--- Begin ---
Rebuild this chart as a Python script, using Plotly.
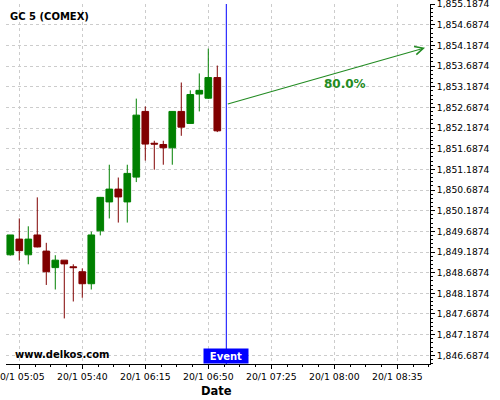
import plotly.graph_objects as go

times = ["2023-01-20 05:00", "2023-01-20 05:05", "2023-01-20 05:10", "2023-01-20 05:15",
         "2023-01-20 05:20", "2023-01-20 05:25", "2023-01-20 05:30", "2023-01-20 05:35",
         "2023-01-20 05:40", "2023-01-20 05:45", "2023-01-20 05:50", "2023-01-20 05:55",
         "2023-01-20 06:00", "2023-01-20 06:05", "2023-01-20 06:10", "2023-01-20 06:15",
         "2023-01-20 06:20", "2023-01-20 06:25", "2023-01-20 06:30", "2023-01-20 06:35",
         "2023-01-20 06:40", "2023-01-20 06:45", "2023-01-20 06:50", "2023-01-20 06:55"]
opens = [1849.12, 1849.50, 1849.12, 1849.60, 1849.21, 1848.81, 1848.99, 1848.83,
         1848.71, 1848.42, 1849.70, 1850.40, 1850.71, 1850.40, 1851.00, 1852.59,
         1851.82, 1851.79, 1851.71, 1852.59, 1852.30, 1853.01, 1852.91, 1853.41]
highs = [1849.60, 1850.00, 1849.81, 1850.51, 1849.41, 1849.11, 1848.99, 1848.89,
         1848.79, 1849.68, 1850.52, 1851.30, 1850.99, 1851.30, 1852.90, 1852.71,
         1851.88, 1851.88, 1852.60, 1853.29, 1853.10, 1853.51, 1854.11, 1853.70]
lows = [1849.10, 1848.98, 1848.89, 1849.30, 1848.39, 1848.28, 1847.58, 1847.99,
        1848.08, 1848.28, 1849.59, 1850.00, 1849.90, 1849.90, 1850.88, 1851.40,
        1851.18, 1851.30, 1851.30, 1852.00, 1852.29, 1852.59, 1852.89, 1852.09]
closes = [1849.60, 1849.22, 1849.50, 1849.31, 1848.71, 1848.99, 1848.90, 1848.81,
          1848.42, 1849.60, 1850.51, 1850.71, 1850.52, 1851.09, 1852.50, 1851.80,
          1851.80, 1851.71, 1852.59, 1852.21, 1853.00, 1853.10, 1853.41, 1852.12]

title_text = "GC 5 (COMEX)"
site_text = "www.delkos.com"
event_time = "2023-01-20 07:00"
event_label = "Event"
arrow_start = ("2023-01-20 07:00", 1852.761)
arrow_end = ("2023-01-20 08:50:24", 1854.131)
prob_text = "80.0%"
x_title = "Date"

FONT = "DejaVu Sans"
GREEN = "#008000"
RED = "#800000"
ARROW = "#228B22"

fig = go.Figure(go.Candlestick(
    x=times, open=opens, high=highs, low=lows, close=closes,
    increasing=dict(line=dict(color=GREEN, width=1), fillcolor=GREEN),
    decreasing=dict(line=dict(color=RED, width=1), fillcolor=RED),
    whiskerwidth=0, hoverinfo="skip", showlegend=False,
))

fig.update_layout(
    width=500, height=400,
    margin=dict(l=6, r=70, t=4, b=36),
    paper_bgcolor="white", plot_bgcolor="white",
    font=dict(family=FONT, color="black"),
    boxgap=0.26, boxgroupgap=0,
    showlegend=False,
    xaxis=dict(
        type="date",
        range=["2023-01-20 04:57:37", "2023-01-20 08:53:10"],
        tick0="2023-01-20 05:05", dtick=35 * 60000,
        tickformat="%-d/%-m %H:%M",
        tickfont=dict(size=9.3, family=FONT, color="black"),
        ticklabeloverflow="allow",
        showline=True, linecolor="black", linewidth=1,
        ticks="outside", ticklen=4, tickcolor="black",
        minor=dict(dtick=525000, tick0="2023-01-20 05:05", ticks="outside",
                   ticklen=2, tickcolor="black", showgrid=False),
        showgrid=True, gridcolor="#cccccc", griddash="3px,3px", gridwidth=1,
        rangeslider=dict(visible=False),
        automargin=False, fixedrange=True,
    ),
    yaxis=dict(
        side="right",
        range=[1846.477, 1855.19],
        tick0=1846.6874, dtick=0.5,
        tickformat=",.4f",
        tickfont=dict(size=9.2, family=FONT, color="black"),
        ticklabeloverflow="allow",
        showline=True, linecolor="black", linewidth=1,
        ticks="outside", ticklen=4, tickcolor="black",
        minor=dict(dtick=0.1, tick0=1846.6874, ticks="outside",
                   ticklen=2, tickcolor="black", showgrid=False),
        showgrid=True, gridcolor="#cccccc", griddash="3px,3px", gridwidth=1,
        zeroline=False, automargin=False, fixedrange=True,
    ),
    shapes=[dict(type="line", xref="x", yref="paper", x0=event_time, x1=event_time,
                 y0=0, y1=1, line=dict(color="#0000ff", width=1))],
    annotations=[
        dict(xref="paper", yref="paper", x=0.0047, y=0.966, xanchor="left", yanchor="middle",
             text="<b>" + title_text + "</b>", showarrow=False,
             font=dict(family=FONT, size=10, color="black")),
        dict(xref="paper", yref="paper", x=0.0165, y=0.027, xanchor="left", yanchor="middle",
             text="<b>" + site_text + "</b>", showarrow=False,
             font=dict(family=FONT, size=10, color="black")),
        dict(xref="x", yref="paper", x=event_time, y=0, xanchor="center", yanchor="bottom",
             text="<b>" + event_label + "</b>", showarrow=False, bgcolor="#0000ff",
             width=42, height=12, borderpad=1,
             font=dict(family=FONT, size=10, color="white")),
        dict(xref="x", yref="y", axref="x", ayref="y",
             x=arrow_end[0], y=arrow_end[1], ax=arrow_start[0], ay=arrow_start[1],
             text="", showarrow=True, arrowhead=5, arrowsize=1.5, arrowwidth=1.1,
             arrowcolor=ARROW, standoff=0, startstandoff=0),
        dict(xref="paper", yref="paper", x=0.8007, y=0.779, xanchor="center", yanchor="middle",
             text="<b>" + prob_text + "</b>", showarrow=False,
             font=dict(family=FONT, size=12, color=ARROW)),
        dict(xref="paper", yref="paper", x=0.4976, y=-0.075, xanchor="center", yanchor="middle",
             text="<b>" + x_title + "</b>", showarrow=False,
             font=dict(family=FONT, size=11.5, color="black")),
    ],
)

fig.write_html("out.html", config={"displayModeBar": False},
               post_script="document.body.style.margin='0';document.body.style.padding='0';")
--- End ---
PROBLEM STATEMENT →
Copy each line exactly, and leave the pictures out of your copy.

WRITTEN REPLY →
Rebuild this chart as a Python script, using Plotly.
import plotly.graph_objects as go

times = ["2023-01-20 05:00", "2023-01-20 05:05", "2023-01-20 05:10", "2023-01-20 05:15",
         "2023-01-20 05:20", "2023-01-20 05:25", "2023-01-20 05:30", "2023-01-20 05:35",
         "2023-01-20 05:40", "2023-01-20 05:45", "2023-01-20 05:50", "2023-01-20 05:55",
         "2023-01-20 06:00", "2023-01-20 06:05", "2023-01-20 06:10", "2023-01-20 06:15",
         "2023-01-20 06:20", "2023-01-20 06:25", "2023-01-20 06:30", "2023-01-20 06:35",
         "2023-01-20 06:40", "2023-01-20 06:45", "2023-01-20 06:50", "2023-01-20 06:55"]
opens = [1849.12, 1849.50, 1849.12, 1849.60, 1849.21, 1848.81, 1848.99, 1848.83,
         1848.71, 1848.42, 1849.70, 1850.40, 1850.71, 1850.40, 1851.00, 1852.59,
         1851.82, 1851.79, 1851.71, 1852.59, 1852.30, 1853.01, 1852.91, 1853.41]
highs = [1849.60, 1850.00, 1849.81, 1850.51, 1849.41, 1849.11, 1848.99, 1848.89,
         1848.79, 1849.68, 1850.52, 1851.30, 1850.99, 1851.30, 1852.90, 1852.71,
         1851.88, 1851.88, 1852.60, 1853.29, 1853.10, 1853.51, 1854.11, 1853.70]
lows = [1849.10, 1848.98, 1848.89, 1849.30, 1848.39, 1848.28, 1847.58, 1847.99,
        1848.08, 1848.28, 1849.59, 1850.00, 1849.90, 1849.90, 1850.88, 1851.40,
        1851.18, 1851.30, 1851.30, 1852.00, 1852.29, 1852.59, 1852.89, 1852.09]
closes = [1849.60, 1849.22, 1849.50, 1849.31, 1848.71, 1848.99, 1848.90, 1848.81,
          1848.42, 1849.60, 1850.51, 1850.71, 1850.52, 1851.09, 1852.50, 1851.80,
          1851.80, 1851.71, 1852.59, 1852.21, 1853.00, 1853.10, 1853.41, 1852.12]

title_text = "GC 5 (COMEX)"
site_text = "www.delkos.com"
event_time = "2023-01-20 07:00"
event_label = "Event"
arrow_start = ("2023-01-20 07:00", 1852.761)
arrow_end = ("2023-01-20 08:50:24", 1854.131)
prob_text = "80.0%"
x_title = "Date"

FONT = "DejaVu Sans"
GREEN = "#008000"
RED = "#800000"
ARROW = "#228B22"

fig = go.Figure(go.Candlestick(
    x=times, open=opens, high=highs, low=lows, close=closes,
    increasing=dict(line=dict(color=GREEN, width=1), fillcolor=GREEN),
    decreasing=dict(line=dict(color=RED, width=1), fillcolor=RED),
    whiskerwidth=0, hoverinfo="skip", showlegend=False,
))

fig.update_layout(
    width=500, height=400,
    margin=dict(l=6, r=70, t=4, b=36),
    paper_bgcolor="white", plot_bgcolor="white",
    font=dict(family=FONT, color="black"),
    boxgap=0.26, boxgroupgap=0,
    showlegend=False,
    xaxis=dict(
        type="date",
        range=["2023-01-20 04:57:37", "2023-01-20 08:53:10"],
        tick0="2023-01-20 05:05", dtick=35 * 60000,
        tickformat="%-d/%-m %H:%M",
        tickfont=dict(size=9.3, family=FONT, color="black"),
        ticklabeloverflow="allow",
        showline=True, linecolor="black", linewidth=1,
        ticks="outside", ticklen=4, tickcolor="black",
        minor=dict(dtick=525000, tick0="2023-01-20 05:05", ticks="outside",
                   ticklen=2, tickcolor="black", showgrid=False),
        showgrid=True, gridcolor="#cccccc", griddash="3px,3px", gridwidth=1,
        rangeslider=dict(visible=False),
        automargin=False, fixedrange=True,
    ),
    yaxis=dict(
        side="right",
        range=[1846.477, 1855.19],
        tick0=1846.6874, dtick=0.5,
        tickformat=",.4f",
        tickfont=dict(size=9.2, family=FONT, color="black"),
        ticklabeloverflow="allow",
        showline=True, linecolor="black", linewidth=1,
        ticks="outside", ticklen=4, tickcolor="black",
        minor=dict(dtick=0.1, tick0=1846.6874, ticks="outside",
                   ticklen=2, tickcolor="black", showgrid=False),
        showgrid=True, gridcolor="#cccccc", griddash="3px,3px", gridwidth=1,
        zeroline=False, automargin=False, fixedrange=True,
    ),
    shapes=[dict(type="line", xref="x", yref="paper", x0=event_time, x1=event_time,
                 y0=0, y1=1, line=dict(color="#0000ff", width=1))],
    annotations=[
        dict(xref="paper", yref="paper", x=0.0047, y=0.966, xanchor="left", yanchor="middle",
             text="<b>" + title_text + "</b>", showarrow=False,
             font=dict(family=FONT, size=10, color="black")),
        dict(xref="paper", yref="paper", x=0.0165, y=0.027, xanchor="left", yanchor="middle",
             text="<b>" + site_text + "</b>", showarrow=False,
             font=dict(family=FONT, size=10, color="black")),
        dict(xref="x", yref="paper", x=event_time, y=0, xanchor="center", yanchor="bottom",
             text="<b>" + event_label + "</b>", showarrow=False, bgcolor="#0000ff",
             width=42, height=12, borderpad=1,
             font=dict(family=FONT, size=10, color="white")),
        dict(xref="x", yref="y", axref="x", ayref="y",
             x=arrow_end[0], y=arrow_end[1], ax=arrow_start[0], ay=arrow_start[1],
             text="", showarrow=True, arrowhead=5, arrowsize=1.5, arrowwidth=1.1,
             arrowcolor=ARROW, standoff=0, startstandoff=0),
        dict(xref="paper", yref="paper", x=0.8007, y=0.779, xanchor="center", yanchor="middle",
             text="<b>" + prob_text + "</b>", showarrow=False,
             font=dict(family=FONT, size=12, color=ARROW)),
        dict(xref="paper", yref="paper", x=0.4976, y=-0.075, xanchor="center", yanchor="middle",
             text="<b>" + x_title + "</b>", showarrow=False,
             font=dict(family=FONT, size=11.5, color="black")),
    ],
)

fig.write_html("out.html", config={"displayModeBar": False},
               post_script="document.body.style.margin='0';document.body.style.padding='0';")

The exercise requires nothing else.